Kişinin takıldığı anlarda "sakin ol, nefes al, tekrar söyle, heyecan yapma" gibi bildirimlerde bulunulmaması gerektiğine dikkati çeken Söylemez, "Çünkü bu tür bildirimler, kişinin kendini daha çok geriye çekmesine neden olabiliyor." dedi.
"KİŞİNİN KENDİSİNİN TERAPİSTİ OLMASINI SAĞLAMAYA ÇALIŞIYORUZ"
Bu durumun ortadan kalkmasında terapiye başlangıç yaşının önemli olduğuna işaret eden Söylemez, şöyle konuştu:
"Erken dönemde başlayan terapi süreci, daha etkili sonuçlar elde edilmesini sağlıyor. Bu nedenle de erken tanı, konuşma terapisinde elde edilen başarı oranını artırmaktadır. Kekemeliğin başlangıcından itibaren uzun bir zaman geçtiğinde ise biraz daha bu süreç zorlaşabiliyor. Çocuklarda, genellikle ilk 6 ay kendiliğinden bir iyileşme olması için bekliyoruz, sonraki 6 ayda ise aralıklı olarak kontrol ediyoruz. Ancak belirtilerin üzerinden bir yıl geçtikten sonra kişinin takılmaları hala devam ediyorsa mutlaka dil ve konuşma terapistiyle iletişime geçilmesi gerekiyor."

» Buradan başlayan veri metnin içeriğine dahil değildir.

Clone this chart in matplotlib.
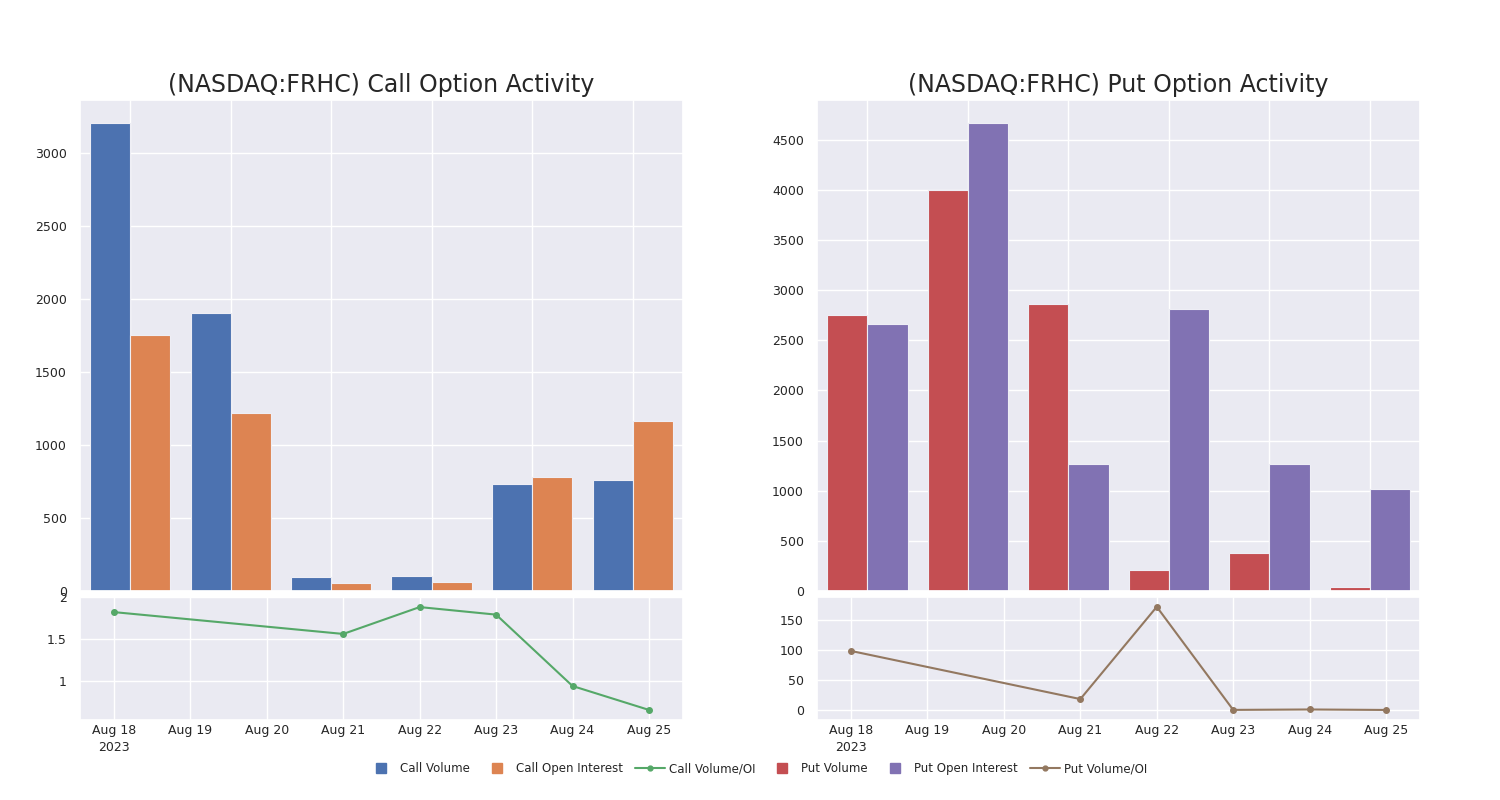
import matplotlib
matplotlib.use("Agg")
import matplotlib.pyplot as plt
import matplotlib.dates as mdates
from matplotlib.lines import Line2D
from matplotlib.ticker import MultipleLocator
import numpy as np
import pandas as pd
import seaborn as sns

dates = ["2023-08-18", "2023-08-21", "2023-08-22", "2023-08-23", "2023-08-24", "2023-08-25"]
call_volume = [3206, 1906, 98, 106, 736, 758]
call_oi = [1755, 1218, 52, 59, 785, 1168]
call_ratio = [1.82, 1.56, 1.88, 1.79, 0.94, 0.655]
put_volume = [2756, 4000, 2866, 210, 378, 35]
put_oi = [2666, 4662, 1263, 2816, 1263, 1012]
put_ratio = [98.3, 18.3, 171.7, 0.3, 1.0, 0.2]
tick_days = ["2023-08-18", "2023-08-19", "2023-08-20", "2023-08-21",
             "2023-08-22", "2023-08-23", "2023-08-24", "2023-08-25"]
tick_labels = ["Aug 18\n2023", "Aug 19", "Aug 20", "Aug 21", "Aug 22", "Aug 23", "Aug 24", "Aug 25"]

sns.set_theme(style="darkgrid")
plt.rcParams["font.family"] = ["DejaVu Sans"]

C_BLUE, C_ORANGE, C_GREEN = "#4c72b0", "#dd8452", "#55a868"
C_RED, C_PURPLE, C_BROWN = "#c44e52", "#8172b3", "#937860"

fig = plt.figure(figsize=(15, 8), dpi=100)

d = pd.to_datetime(dates)
ticks = pd.to_datetime(tick_days)
xl0 = mdates.date2num(pd.Timestamp("2023-08-18")) - 0.445
xl1 = mdates.date2num(pd.Timestamp("2023-08-25")) + 0.445


def panel(x0, title, vol, oi, ratio, c1, c2, c3, ystep, ylim_line, yticks_line, ytl):
    w = 0.402
    axb = fig.add_axes([x0, 0.26125, w, 0.61375])
    axl = fig.add_axes([x0, 0.1, w, 0.15375])
    x = np.arange(len(vol))
    axb.bar(x - 0.2, vol, width=0.4, color=c1, edgecolor="#eeeef5", linewidth=0.8)
    axb.bar(x + 0.2, oi, width=0.4, color=c2, edgecolor="#eeeef5", linewidth=0.8)
    axb.set_xlim(-0.5, 5.5)
    axb.set_ylim(0, max(max(vol), max(oi)) * 1.05)
    axb.yaxis.set_major_locator(MultipleLocator(ystep))
    axb.set_xticks(x)
    axb.set_xticklabels([])
    axb.tick_params(axis="x", length=0)
    axb.tick_params(axis="y", labelsize=9)
    axb.set_title(title, fontsize=17, pad=6)

    axl.plot(mdates.date2num(d), ratio, color=c3, marker="o", markersize=4, linewidth=1.5)
    axl.set_xlim(xl0, xl1)
    axl.set_ylim(*ylim_line)
    axl.set_yticks(yticks_line)
    axl.set_yticklabels(ytl)
    axl.set_xticks(mdates.date2num(ticks))
    axl.set_xticklabels(tick_labels, linespacing=1.35)
    axl.tick_params(labelsize=9)
    axl.tick_params(axis="x", length=0, pad=3)
    return axb, axl


panel(0.0533, "(NASDAQ:FRHC) Call Option Activity", call_volume, call_oi, call_ratio,
      C_BLUE, C_ORANGE, C_GREEN, 500, (0.535, 2.0), [1, 1.5, 2], ["1", "1.5", "2"])
panel(0.5447, "(NASDAQ:FRHC) Put Option Activity", put_volume, put_oi, put_ratio,
      C_RED, C_PURPLE, C_BROWN, 500, (-16.5, 188), [0, 50, 100, 150], ["0", "50", "100", "150"])

handles = [
    Line2D([], [], color=C_BLUE, marker="s", linestyle="none", markersize=6.5),
    Line2D([], [], color=C_ORANGE, marker="s", linestyle="none", markersize=6.5),
    Line2D([], [], color=C_GREEN, marker="o", markersize=3.5, linewidth=1.5),
    Line2D([], [], color=C_RED, marker="s", linestyle="none", markersize=6.5),
    Line2D([], [], color=C_PURPLE, marker="s", linestyle="none", markersize=6.5),
    Line2D([], [], color=C_BROWN, marker="o", markersize=3.5, linewidth=1.5),
]
labels = ["Call Volume", "Call Open Interest", "Call Volume/OI",
          "Put Volume", "Put Open Interest", "Put Volume/OI"]
fig.legend(handles, labels, loc="center", bbox_to_anchor=(0.5042, 0.039), ncol=6,
           frameon=False, fontsize=8.5, handlelength=2.6, columnspacing=1.0,
           handletextpad=0.3)

fig.savefig("out.png", dpi=100, facecolor="white")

Terapinin, kekemelik anlarına müdahale edilerek konuşmanın kolaylaştırılmaya çalışıldığı bir süreci kapsadığını anlatan Söylemez, "Bu süreç her kişide farklı seyredebiliyor. Kekemelik, kişinin hayatı boyunca da devam edebilir, bir dönem iyileşip bir dönem tekrar görülebilir. Zaten terapi süreçlerinde de kişiye konuşmayı kolaylaştırmak için çeşitli teknikler öğretiyor ve sonrasında kişinin kendisinin terapisti olmasını sağlamaya çalışıyoruz. Bu durum, özellikle yetişkin kişiler için geçerli." dedi.
Söylemez, sebebinin ve tetikleyen faktörlerin de ne olduğunun bilinmediği kekemeliği, stres, kaygı gibi durumların artırabildiğini sözlerine ekledi.